Clojure: crawling Hacker News with re-seq


Clojure has this nifty function called re-seq that returns a lazy sequence of successive matches of a pattern in a string. This is really useful for turning any string into a list of data. Let's use it to crawl Hacker News!

(defn get-first-8-posts-from-HN []
  (->> (slurp "https://news.ycombinator.com/news?p=1")
       (re-seq #"<td class=\"title\"><a href=\"(.*?)\" class=\"storylink\">(.*?)</a>")
       (map (fn [[_ link title]] title))
       (take 8)))

slurp to gets the first page of Hacker News. re-seq matches on the regex pulling out the title of each post.

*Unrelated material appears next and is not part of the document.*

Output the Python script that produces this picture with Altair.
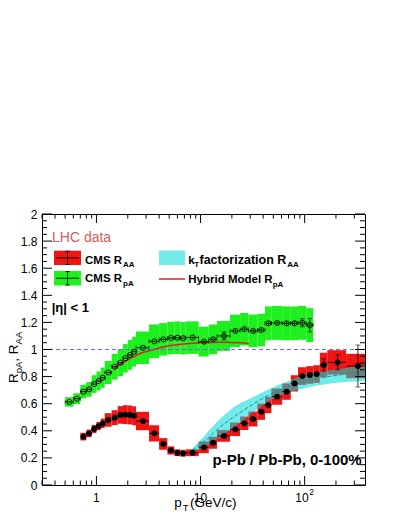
import altair as alt
import pandas as pd

FONT = "Liberation Sans"

# ---------------- data ----------------
# CMS R_pA (p-Pb), pT bins
rpa_lo = [0.5, 0.6, 0.7, 0.8, 0.9, 1.0, 1.1, 1.2, 1.4, 1.6, 1.8, 2.0, 2.2, 2.4, 3.2, 4.0, 4.8, 5.6, 6.4, 7.2,
          9.6, 12.0, 14.4, 19.2, 24.0, 28.8, 35.2, 41.6, 48.0, 60.8, 73.6, 86.4, 103.6]
rpa_hi = [0.6, 0.7, 0.8, 0.9, 1.0, 1.1, 1.2, 1.4, 1.6, 1.8, 2.0, 2.2, 2.4, 3.2, 4.0, 4.8, 5.6, 6.4, 7.2, 9.6,
          12.0, 14.4, 19.2, 24.0, 28.8, 35.2, 41.6, 48.0, 60.8, 73.6, 86.4, 103.6, 120.8]
rpa_pt = [0.55, 0.65, 0.75, 0.85, 0.95, 1.05, 1.15, 1.3, 1.5, 1.7, 1.9, 2.1, 2.3, 2.8, 3.6, 4.4, 5.2, 6.0, 6.8, 8.4,
          10.8, 13.2, 16.8, 21.6, 26.4, 32.0, 38.4, 44.8, 54.4, 67.2, 80.0, 95.0, 112.2]
rpa_val = [0.613, 0.637, 0.689, 0.706, 0.745, 0.768, 0.792, 0.83, 0.873, 0.903, 0.935, 0.96, 0.984, 1.013, 1.06,
           1.075, 1.085, 1.087, 1.083, 1.088, 1.058, 1.075, 1.10, 1.137, 1.15, 1.137, 1.144, 1.193, 1.196, 1.193,
           1.193, 1.197, 1.18]
rpa_sys = [0.035, 0.04, 0.05, 0.055, 0.065, 0.07, 0.075, 0.085, 0.095, 0.1, 0.105, 0.11, 0.11, 0.12, 0.125,
           0.12, 0.12, 0.12, 0.12, 0.12, 0.11, 0.11, 0.11, 0.12, 0.12, 0.12, 0.12, 0.125, 0.125, 0.125, 0.125,
           0.125, 0.125]
rpa_stat = [0.005, 0.005, 0.005, 0.005, 0.005, 0.005, 0.005, 0.005, 0.005, 0.005, 0.005, 0.005, 0.005, 0.005,
            0.005, 0.005, 0.005, 0.005, 0.005, 0.008, 0.01, 0.012, 0.03, 0.012, 0.012, 0.012, 0.012, 0.012, 0.012,
            0.015, 0.02, 0.03, 0.05]

# CMS R_AA (Pb-Pb), pT bins
raa_lo = [0.7, 0.8, 0.9, 1.0, 1.1, 1.2, 1.4, 1.6, 1.8, 2.0, 2.2, 2.4, 3.2, 4.0, 4.8, 5.6, 6.4, 7.2, 9.6, 12.0,
          14.4, 19.2, 24.0, 28.8, 35.2, 41.6, 48.0, 60.8, 73.6, 86.4, 103.6, 120.8, 140.0, 165.0, 250.0]
raa_hi = [0.8, 0.9, 1.0, 1.1, 1.2, 1.4, 1.6, 1.8, 2.0, 2.2, 2.4, 3.2, 4.0, 4.8, 5.6, 6.4, 7.2, 9.6, 12.0, 14.4,
          19.2, 24.0, 28.8, 35.2, 41.6, 48.0, 60.8, 73.6, 86.4, 103.6, 120.8, 140.0, 165.0, 250.0, 400.0]
raa_pt = [0.75, 0.85, 0.95, 1.05, 1.15, 1.3, 1.5, 1.7, 1.9, 2.1, 2.3, 2.8, 3.6, 4.4, 5.2, 6.0, 6.8, 8.4, 10.8,
          13.2, 16.8, 21.6, 26.4, 32.0, 38.4, 44.8, 54.4, 67.2, 80.0, 95.0, 112.2, 130.4, 152.5, 207.5, 325.0]
raa_val = [0.357, 0.381, 0.413, 0.435, 0.455, 0.48, 0.497, 0.517, 0.519, 0.517, 0.511, 0.472, 0.381, 0.303,
           0.255, 0.238, 0.234, 0.238, 0.278, 0.312, 0.362, 0.411, 0.455, 0.487, 0.541, 0.59, 0.652, 0.689,
           0.75, 0.804, 0.812, 0.819, 0.886, 0.905, 0.878]
raa_sys = [0.028, 0.028, 0.03, 0.03, 0.035, 0.05, 0.055, 0.065, 0.07, 0.07, 0.07, 0.068, 0.06, 0.043, 0.03,
           0.025, 0.025, 0.025, 0.043, 0.045, 0.043, 0.05, 0.05, 0.055, 0.06, 0.06, 0.06, 0.06, 0.06, 0.065,
           0.065, 0.065, 0.09, 0.09, 0.09]
raa_stat = [0.004, 0.004, 0.004, 0.004, 0.004, 0.004, 0.004, 0.004, 0.004, 0.004, 0.004, 0.004, 0.004, 0.004,
            0.004, 0.004, 0.004, 0.004, 0.004, 0.004, 0.005, 0.005, 0.005, 0.006, 0.006, 0.007, 0.008, 0.008,
            0.009, 0.01, 0.012, 0.02, 0.045, 0.055, 0.155]

# kT factorization R_AA band
kt_pt = [8.35, 10.8, 15.6, 22.5, 32.5, 47.0, 68.0, 98.5, 142.0, 205.0, 297.0, 380.0]
kt_lo = [0.246, 0.283, 0.357, 0.443, 0.541, 0.627, 0.681, 0.713, 0.738, 0.755, 0.763, 0.77]
kt_hi = [0.27, 0.36, 0.492, 0.59, 0.652, 0.713, 0.763, 0.812, 0.836, 0.854, 0.873, 0.886]
kt_mid = [0.258, 0.32, 0.43, 0.52, 0.6, 0.67, 0.72, 0.765, 0.79, 0.81, 0.825, 0.83]

# Hybrid model R_pA
hyb_pt = [1.47, 1.98, 2.66, 3.57, 4.97, 6.45, 10.0, 15.6, 24.2, 29.1]
hyb_val = [0.861, 0.922, 0.972, 1.0, 1.028, 1.038, 1.05, 1.053, 1.05, 1.043]

# axis ticks
x_major = [1, 10, 100]
x_minor = [0.3, 0.4, 0.5, 0.6, 0.7, 0.8, 0.9, 2, 3, 4, 5, 6, 7, 8, 9, 20, 30, 40, 50, 60, 70, 80, 90, 200, 300]
y_major = [0, 0.2, 0.4, 0.6, 0.8, 1.0, 1.2, 1.4, 1.6, 1.8, 2.0]
y_minor = [0.05, 0.1, 0.15, 0.25, 0.3, 0.35, 0.45, 0.5, 0.55, 0.65, 0.7, 0.75, 0.85, 0.9, 0.95, 1.05, 1.1,
           1.15, 1.25, 1.3, 1.35, 1.45, 1.5, 1.55, 1.65, 1.7, 1.75, 1.85, 1.9, 1.95]

# ---------------- chart ----------------
W, H = 323, 271
GREEN = "#1ef01e"
RED = "#f01414"
CYAN = "#00d8d8"
BLUE = "#6a6aff"

xs = alt.Scale(type="log", domain=[0.3, 380], nice=False)
ys = alt.Scale(domain=[0, 2], nice=False, zero=False)
yaxis = alt.Axis(values=y_major, format="~g", ticks=False, domain=False, grid=False, labelPadding=5,
                 labelFontSize=12, labelFont=FONT, labelColor="black", title=None)


def X(f):
    return alt.X(f, type="quantitative", scale=xs, axis=None)


def Y(f):
    return alt.Y(f, type="quantitative", scale=ys, axis=yaxis)


rpa = pd.DataFrame({"pt": rpa_pt, "lo": rpa_lo, "hi": rpa_hi, "val": rpa_val, "sys": rpa_sys, "stat": rpa_stat})
raa = pd.DataFrame({"pt": raa_pt, "lo": raa_lo, "hi": raa_hi, "val": raa_val, "sys": raa_sys, "stat": raa_stat})
kt = pd.DataFrame({"pt": kt_pt, "lo": kt_lo, "hi": kt_hi, "mid": kt_mid})
hyb = pd.DataFrame({"pt": hyb_pt, "val": hyb_val})
one = alt.Chart(pd.DataFrame({"k": [0]}))
unity = alt.Chart(pd.DataFrame({"u": [1.0]}))


def boxes(df, color):
    return alt.Chart(df).transform_calculate(
        ylo="datum.val - datum.sys", yhi="datum.val + datum.sys"
    ).mark_rect(color=color, clip=True).encode(x=X("lo"), x2="hi", y=Y("ylo"), y2="yhi")


def hbars(df):
    return alt.Chart(df).mark_rule(color="black", strokeWidth=0.8, clip=True).encode(
        x=X("lo"), x2="hi", y=Y("val"))


def vbars(df):
    return alt.Chart(df).transform_calculate(
        ylo="datum.val - datum.stat", yhi="datum.val + datum.stat"
    ).mark_rule(color="black", strokeWidth=0.8).encode(x=X("pt"), y=Y("ylo"), y2="yhi")


def vcaps(df):
    base = alt.Chart(df).transform_filter("datum.stat > 0.02").transform_calculate(
        ylo="datum.val - datum.stat", yhi="datum.val + datum.stat")
    m = dict(color="black", orient="horizontal", size=5, thickness=0.8)
    return [base.mark_tick(**m).encode(x=X("pt"), y=Y("ylo")),
            base.mark_tick(**m).encode(x=X("pt"), y=Y("yhi"))]


layers = []
layers.append(boxes(rpa, GREEN))
layers.append(boxes(raa, RED))
layers.append(alt.Chart(kt).mark_area(color=CYAN, opacity=0.55, interpolate="monotone", clip=True).encode(
    x=X("pt"), y=Y("lo"), y2="hi"))
layers.append(alt.Chart(kt).mark_line(color="#109a9a", strokeWidth=1, strokeDash=[4, 2],
                                      interpolate="monotone", clip=True).encode(x=X("pt"), y=Y("mid")))
layers.append(alt.Chart(hyb).mark_line(color="#e02020", strokeWidth=1.5, interpolate="monotone").encode(
    x=X("pt"), y=Y("val")))
layers.append(unity.mark_rule(color=BLUE, stroke=BLUE, strokeWidth=1, strokeDash=[4, 3], opacity=1).encode(
    x=alt.value(0), x2=alt.value(W), y=Y("u")))

for df in (rpa, raa):
    layers.append(hbars(df))
    layers.append(vbars(df))
    layers.extend(vcaps(df))
# end caps on the R_pA horizontal bars
capm = dict(color="black", orient="vertical", size=4, thickness=0.8)
layers.append(alt.Chart(rpa).mark_tick(**capm).encode(x=X("lo"), y=Y("val")))
layers.append(alt.Chart(rpa).mark_tick(**capm).encode(x=X("hi"), y=Y("val")))

layers.append(alt.Chart(rpa).mark_point(shape="circle", filled=False, color="black", size=26, strokeWidth=0.9,
                                        opacity=1).encode(x=X("pt"), y=Y("val")))
layers.append(alt.Chart(raa).mark_point(shape="circle", filled=True, color="black", size=34, opacity=1,
                                        clip=True).encode(x=X("pt"), y=Y("val")))

# inward ticks on all four sides
for vals, ln in ((x_major, 9), (x_minor, 4.5)):
    c = alt.Chart(pd.DataFrame({"t": vals})).mark_rule(color="black", strokeWidth=1)
    layers.append(c.encode(x=X("t"), y=alt.value(H), y2=alt.value(H - ln)))
    layers.append(c.encode(x=X("t"), y=alt.value(0), y2=alt.value(ln)))
for vals, ln in ((y_major, 10), (y_minor, 5)):
    c = alt.Chart(pd.DataFrame({"t": vals})).mark_rule(color="black", strokeWidth=1)
    layers.append(c.encode(y=Y("t"), x=alt.value(0), x2=alt.value(ln)))
    layers.append(c.encode(y=Y("t"), x=alt.value(W), x2=alt.value(W - ln)))

# x tick labels
xl = alt.Chart(pd.DataFrame({"v": [1, 10], "s": ["1", "10"]}))
layers.append(xl.mark_text(font=FONT, fontSize=12, align="center", baseline="alphabetic", color="black").encode(
    x=X("v"), y=alt.value(H + 17), text="s:N"))
xl2 = alt.Chart(pd.DataFrame({"v": [100]}))
layers.append(xl2.mark_text(font=FONT, fontSize=12, align="right", baseline="alphabetic", dx=4, text="10",
                            color="black").encode(x=X("v"), y=alt.value(H + 17)))
layers.append(xl2.mark_text(font=FONT, fontSize=8.5, align="left", baseline="alphabetic", dx=4.5, text="2",
                            color="black").encode(x=X("v"), y=alt.value(H + 10)))


def txt(s, x, y, size, bold=False, color="black", align="left", angle=0):
    kw = dict(font=FONT, fontSize=size, align=align, baseline="alphabetic", text=s, color=color)
    if bold:
        kw["fontWeight"] = "bold"
    if angle:
        kw["angle"] = angle
    return one.mark_text(**kw).encode(x=alt.value(x), y=alt.value(y))


# axis titles
layers += [txt("p", 132.3, 292.7, 13.5), txt("T", 140.7, 297, 9.5), txt("(GeV/c)", 148, 292.7, 13.5)]
layers += [txt("R", -24, 169, 13.5, angle=270), txt("pA", -20.5, 159.3, 9.5, angle=270),
           txt(", R", -24, 147.7, 13.5, angle=270), txt("AA", -20.5, 130.4, 9.5, angle=270)]

# legend
layers.append(txt("LHC data", 10, 28.3, 14, color="#d95b5b"))
for (y0, y1, col) in ((36.7, 51, RED), (57, 71.5, GREEN)):
    yc = (y0 + y1) / 2
    layers.append(one.mark_rect(color=col).encode(x=alt.value(12), x2=alt.value(39), y=alt.value(y0),
                                                  y2=alt.value(y1)))
    r = one.mark_rule(color="black", strokeWidth=0.9)
    layers.append(r.encode(x=alt.value(14), x2=alt.value(37), y=alt.value(yc)))
    layers.append(r.encode(x=alt.value(25.5), y=alt.value(y0 + 0.5), y2=alt.value(y1 - 0.5)))
    layers.append(r.encode(x=alt.value(23.5), x2=alt.value(27.5), y=alt.value(y0 + 0.5)))
    layers.append(r.encode(x=alt.value(23.5), x2=alt.value(27.5), y=alt.value(y1 - 0.5)))
layers.append(one.mark_rect(color=CYAN, opacity=0.55).encode(x=alt.value(117), x2=alt.value(143),
                                                            y=alt.value(36.5), y2=alt.value(51)))
layers.append(one.mark_rule(color="#e02020", strokeWidth=1.5).encode(x=alt.value(117), x2=alt.value(143),
                                                                     y=alt.value(65)))
layers += [txt("CMS R", 43, 50.3, 11.5, bold=True), txt("AA", 81, 53.3, 8, bold=True),
           txt("CMS R", 43, 68.3, 11.5, bold=True), txt("pA", 81, 71.7, 8, bold=True),
           txt("k", 146.3, 50, 11.5, bold=True), txt("T", 152.3, 53, 8, bold=True),
           txt("factorization R", 157.5, 50, 12.5, bold=True), txt("AA", 245.3, 53, 8, bold=True),
           txt("Hybrid Model R", 146.3, 69.3, 11.5, bold=True), txt("pA", 230.7, 73, 8, bold=True),
           txt("|η| < 1", 9.7, 97.7, 13, bold=True),
           txt("p-Pb / Pb-Pb, 0-100%", 319.7, 251, 15, bold=True, align="right")]

chart = alt.layer(*layers).properties(
    width=W, height=H,
    padding={"left": 34, "top": 206, "right": 26, "bottom": 31},
    autosize=alt.AutoSizeParams(type="none"),
    background="white",
).configure_view(stroke="black", strokeWidth=1)

chart.save("out.html", embed_options={"renderer": "svg", "actions": False})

(get-first-8-posts-from-HN)

=>
("UCSF Launches Translational Psychedelic Research (TrPR) Program"
 "Ethereum London Mainnet Announcement"
 "Show HN: Make spaced-repetition flashcards"
 "Show HN: A low power 1U Raspberry Pi cluster server for inexpensive
  colocation"
 "Last Mile Redis"
 "Windows Print Spooler Elevation of Privilege Vulnerability
  (CVE-2021-34481)"
 "Full Throttle"
 "Google Drive bans distribution of “misleading content”")

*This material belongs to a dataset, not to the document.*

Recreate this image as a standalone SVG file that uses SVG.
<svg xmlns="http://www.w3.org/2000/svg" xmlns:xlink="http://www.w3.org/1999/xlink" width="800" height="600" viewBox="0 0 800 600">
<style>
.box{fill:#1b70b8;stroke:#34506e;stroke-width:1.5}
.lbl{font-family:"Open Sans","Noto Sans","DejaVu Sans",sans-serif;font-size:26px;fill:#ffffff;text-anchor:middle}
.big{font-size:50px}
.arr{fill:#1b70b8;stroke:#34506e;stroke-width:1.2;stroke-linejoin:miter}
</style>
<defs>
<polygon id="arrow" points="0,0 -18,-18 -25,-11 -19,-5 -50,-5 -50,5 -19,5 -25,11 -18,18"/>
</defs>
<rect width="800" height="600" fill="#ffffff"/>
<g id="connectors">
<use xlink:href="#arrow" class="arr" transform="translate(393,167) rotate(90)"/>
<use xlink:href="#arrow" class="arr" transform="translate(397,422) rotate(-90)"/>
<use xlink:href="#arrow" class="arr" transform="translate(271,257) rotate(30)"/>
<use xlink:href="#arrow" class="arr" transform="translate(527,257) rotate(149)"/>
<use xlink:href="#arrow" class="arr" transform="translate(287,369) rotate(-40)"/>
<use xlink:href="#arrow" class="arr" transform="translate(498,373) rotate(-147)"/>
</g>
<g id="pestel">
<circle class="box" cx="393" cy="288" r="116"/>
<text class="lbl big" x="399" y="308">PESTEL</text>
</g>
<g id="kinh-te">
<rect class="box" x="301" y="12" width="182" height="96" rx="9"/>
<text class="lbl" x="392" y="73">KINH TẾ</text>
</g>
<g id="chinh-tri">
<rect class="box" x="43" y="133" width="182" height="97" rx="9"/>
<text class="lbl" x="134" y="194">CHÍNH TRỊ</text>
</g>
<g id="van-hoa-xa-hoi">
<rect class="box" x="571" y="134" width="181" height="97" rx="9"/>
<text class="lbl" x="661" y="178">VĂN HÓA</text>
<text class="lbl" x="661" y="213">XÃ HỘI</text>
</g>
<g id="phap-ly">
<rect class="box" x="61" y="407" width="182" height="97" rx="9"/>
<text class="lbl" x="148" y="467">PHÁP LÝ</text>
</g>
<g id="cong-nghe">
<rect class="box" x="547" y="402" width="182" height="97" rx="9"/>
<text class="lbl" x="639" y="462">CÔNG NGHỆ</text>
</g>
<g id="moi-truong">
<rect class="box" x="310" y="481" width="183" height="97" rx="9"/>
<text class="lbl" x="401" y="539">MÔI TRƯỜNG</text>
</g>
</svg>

Amazing we get the top 8 posts of Hacker News!

We can easily extend this function to find posts on Rust in the first five pages of Hacker News.

(defn get-posts-about-rust-from-HN []
  (->> (map #(do
               (Thread/sleep 50)
               (slurp (str "https://news.ycombinator.com/news?p=" %)))
            (range 1 6))
       (apply str)
       (re-seq #"<td class=\"title\"><a href=\"(.*?)\" class=\"storylink\">(.*?)</a>")
       (map (fn [[_ link title]] {:title title :link link}))
       (filter (fn [{:keys [title]}]
                 (re-find #"Rust" title)))))

Request the first 5 pages and then filter the results. Simple.

(get-posts-about-rust-from-HN)

=>
({:title "Is Rust Used Safely by Software Developers?",
  :link "https://arxiv.org/abs/2007.00752"})

We can even open the first post in our default web browser.

(->> (get-posts-about-rust-from-HN)
     first
     :link
     clojure.java.browse/browse-url)

=>
Opens post in default browser.

How's that for automation!

In this post we've seen how to use slurp and re-seq to write a quick and simple web crawler.